Photo: The Democracy Collaborative

Scotland's top 10% own 200 times more than the bottom 10%. For seven years, community wealth building — directing anchor institution procurement toward local co-ops and employee-owned firms — was opt-in. Six councils joined; North Ayrshire alone helped 1,000+ businesses, assisted 200+ firms win public contracts, and converted 27 businesses to cooperative ownership.

The Community Wealth Building (Scotland) Act 2026, passed February 10 and granted Royal Assent March 25, converts that practice into statute. Every local authority must now produce a CWB Action Plan with an indicative target for directing contracts toward local economic operators. Health boards, colleges, and Scottish Enterprise are named co-responsible anchor institutions, with mandatory 5-year public reviews.

The prize is Scotland's £16.6 billion public procurement market — £8.9 billion of which already flows within Scotland, supporting 120,000 full-time jobs and £7.5 billion in GDP. Even marginal shifts in how that spend is directed could give social enterprises the structural demand that grants never provided. Scotland is the first country to legislate CWB nationally, making its parliamentary record a replicable template.

Our take

For seven years, community wealth building was a choice — six progressive councils opted in, and it worked. But good results didn't spread; the mechanism that keeps wealth local requires institutional demand, not goodwill. Scotland's Act shifts this by converting a voluntary best practice into a statutory duty: every local authority must set a local procurement target and report against it publicly. The implication is structural: social enterprises and co-ops now have a guaranteed policy lever — mandated procurement appetite — that grants and subsidies never provided. Other countries watching should note that the lever is procurement reform, not program design.

What to do with this

Social enterprise leaders

Register your organization on local authority supplier databases now — CWB action plans required within 3 years will name local procurement targets, and local economic operators are the designated beneficiary category.

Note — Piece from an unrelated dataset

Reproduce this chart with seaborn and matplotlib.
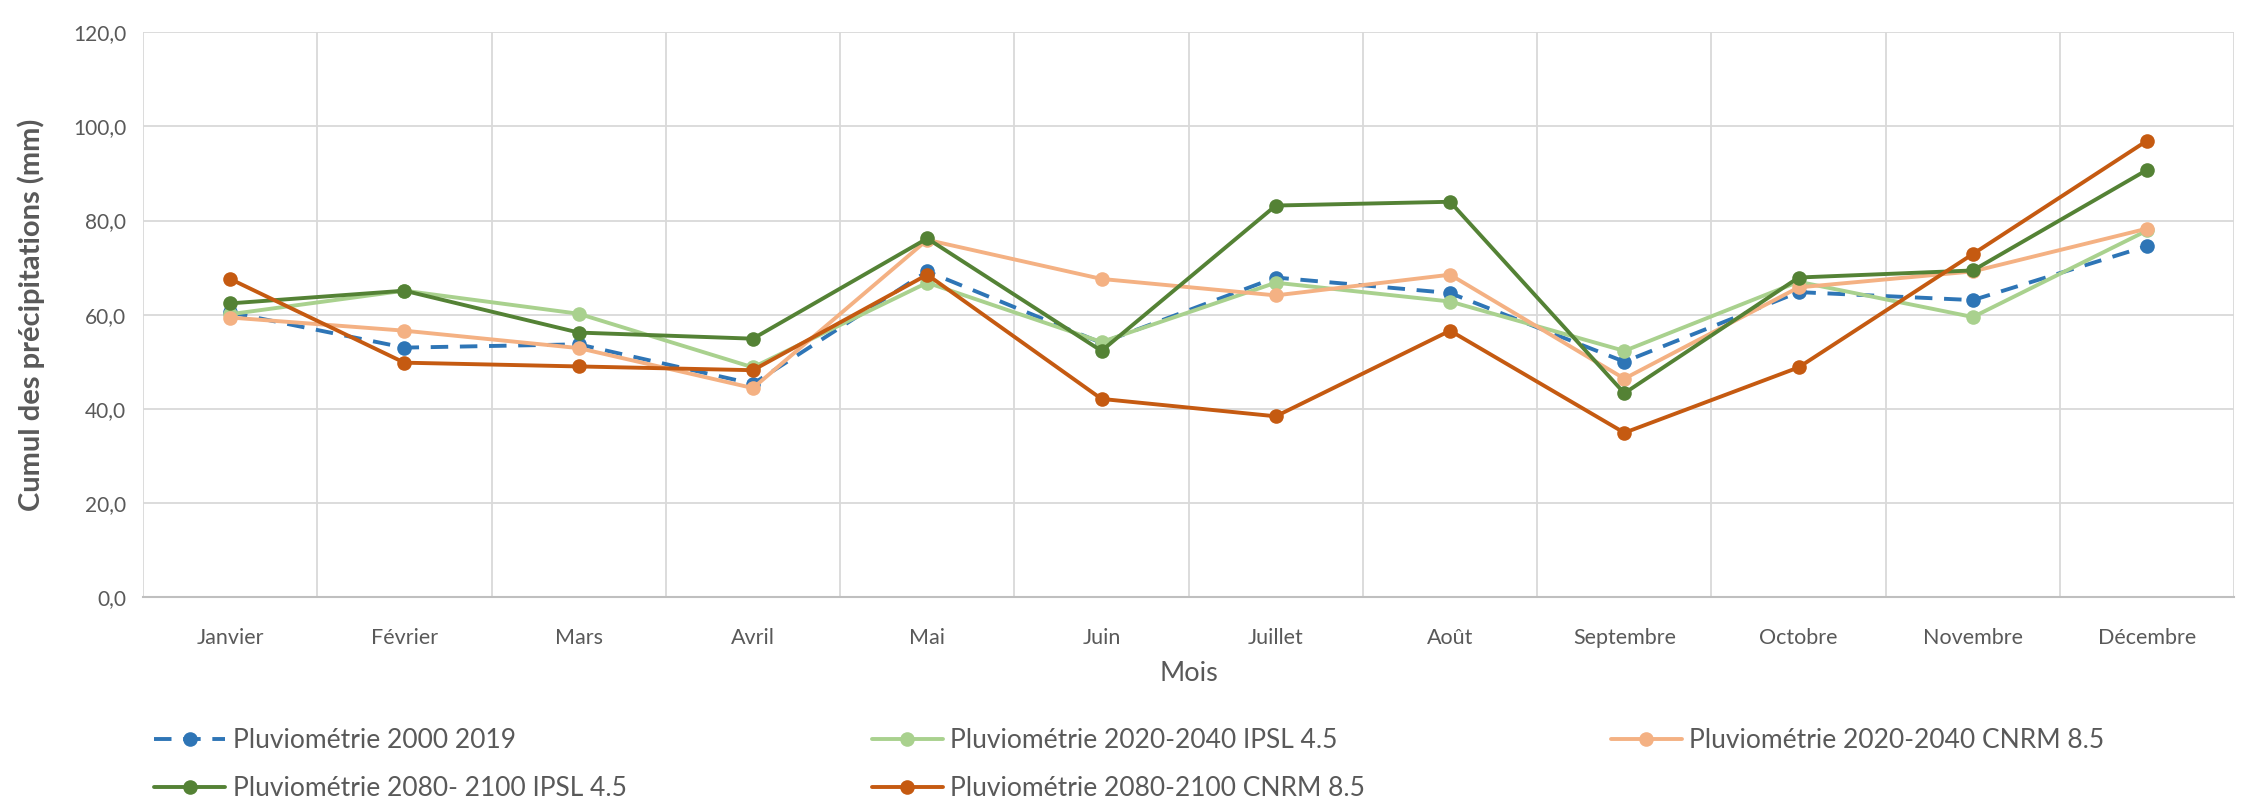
import matplotlib
matplotlib.use("Agg")
import matplotlib.pyplot as plt
import seaborn as sns
import numpy as np
import pandas as pd
from matplotlib.ticker import FuncFormatter

months = ["Janvier", "Février", "Mars", "Avril", "Mai", "Juin", "Juillet",
          "Août", "Septembre", "Octobre", "Novembre", "Décembre"]

pluvio_2000_2019 = [60.5, 53.0, 53.7, 45.3, 69.2, 54.0, 67.9, 64.6, 50.0, 64.8, 63.1, 74.6]
pluvio_2020_2040_ipsl = [60.1, 65.1, 60.2, 48.8, 66.8, 54.2, 66.8, 62.8, 52.3, 67.0, 59.5, 77.9]
pluvio_2020_2040_cnrm = [59.4, 56.6, 52.9, 44.4, 75.9, 67.6, 64.1, 68.5, 46.4, 65.8, 69.2, 78.3]
pluvio_2080_2100_ipsl = [62.4, 65.1, 56.2, 54.9, 76.2, 52.3, 83.2, 84.0, 43.3, 67.9, 69.4, 90.8]
pluvio_2080_2100_cnrm = [67.6, 49.8, 49.0, 48.2, 68.5, 42.1, 38.4, 56.6, 34.9, 48.8, 72.9, 97.0]

series_names = ["Pluviométrie 2000 2019",
                "Pluviométrie 2020-2040 IPSL 4.5",
                "Pluviométrie 2020-2040 CNRM 8.5",
                "Pluviométrie 2080- 2100 IPSL 4.5",
                "Pluviométrie 2080-2100 CNRM 8.5"]
series_values = [pluvio_2000_2019, pluvio_2020_2040_ipsl, pluvio_2020_2040_cnrm,
                 pluvio_2080_2100_ipsl, pluvio_2080_2100_cnrm]
colors = ["#2E75B6", "#A9D18E", "#F4B183", "#548235", "#C55A11"]

sns.set_theme(style="white")
plt.rcParams["font.family"] = ["Lato", "DejaVu Sans"]

fig = plt.figure(figsize=(22.44, 8.10), dpi=100)
ax = fig.add_axes([0.0637, 0.263, 0.932, 0.697])

x = np.arange(len(months))
handles = []
for i, (name, vals, col) in enumerate(zip(series_names, series_values, colors)):
    df = pd.DataFrame({"x": x, "y": vals})
    sns.lineplot(data=df, x="x", y="y", ax=ax, color=col, linewidth=2.8,
                 marker="o", markersize=10.5, markeredgewidth=0,
                 label=name, zorder=3 + i)
    line = ax.get_lines()[-1]
    if i == 0:
        line.set_dashes((4.5, 3))
    handles.append(line)

ax.set_xlim(-0.5, 11.5)
ax.set_ylim(0, 120)
ax.set_yticks(np.arange(0, 121, 20))
ax.yaxis.set_major_formatter(FuncFormatter(lambda v, p: f"{v:.1f}".replace(".", ",")))
ax.set_xticks(x)
ax.set_xticklabels(months)
ax.set_xticks(np.arange(-0.5, 12, 1), minor=True)
ax.grid(False)
ax.grid(axis="y", which="major", color="#D9D9D9", linewidth=1.3)
ax.grid(axis="x", which="minor", color="#D9D9D9", linewidth=1.3)
ax.tick_params(axis="both", which="both", length=0)
ax.tick_params(axis="x", which="major", pad=22, labelsize=15.5, labelcolor="#595959")
ax.tick_params(axis="y", which="major", pad=12, labelsize=15, labelcolor="#595959")

for s in ["top", "right", "left"]:
    ax.spines[s].set_visible(False)
ax.spines["bottom"].set_color("#BFBFBF")
ax.spines["bottom"].set_linewidth(1.5)
ax.set_axisbelow(True)

ax.set_xlabel("Mois", fontsize=19.5, color="#595959", labelpad=10)
ax.set_ylabel("Cumul des précipitations (mm)", fontsize=21, fontweight="bold",
              color="#595959", labelpad=20)

ax.get_legend().remove()
order = [0, 3, 1, 4, 2]
leg = fig.legend([handles[k] for k in order], [series_names[k] for k in order],
                 ncol=3, loc="upper left", bbox_to_anchor=(0.058, 0.13),
                 frameon=False, fontsize=19, handlelength=2.7, handletextpad=0.28,
                 columnspacing=9.3, labelspacing=0.85, labelcolor="#595959")

fig.savefig("out.png", dpi=100, facecolor="white")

Being on the list before targets are set gives you first-mover access.

Procurement officers at anchor institutions (NHS, councils, colleges)

The Act requires CWB action plans within 3 years — start baseline-mapping local supplier capacity now. Wait until deadline and you'll scramble; start now and you can shape what 'local economic operator' means in your sector.

Policy reformers in other countries

Scotland's Act is the legislative template for taking CWB from pilot to national policy. The Parliamentary committee record, bill text, and stage-by-stage amendments are all public on parliament.scot — use them to draft your own CWB bill rather than starting from scratch.

Foundations funding economic democracy

Shift grants from individual social enterprise support toward systems-level change: coalition building for CWB legislation campaigns, legal reform advocacy, and anchor procurement pipeline development. The Scottish model shows voluntary councils plateau at 6; legislation gets you to 32.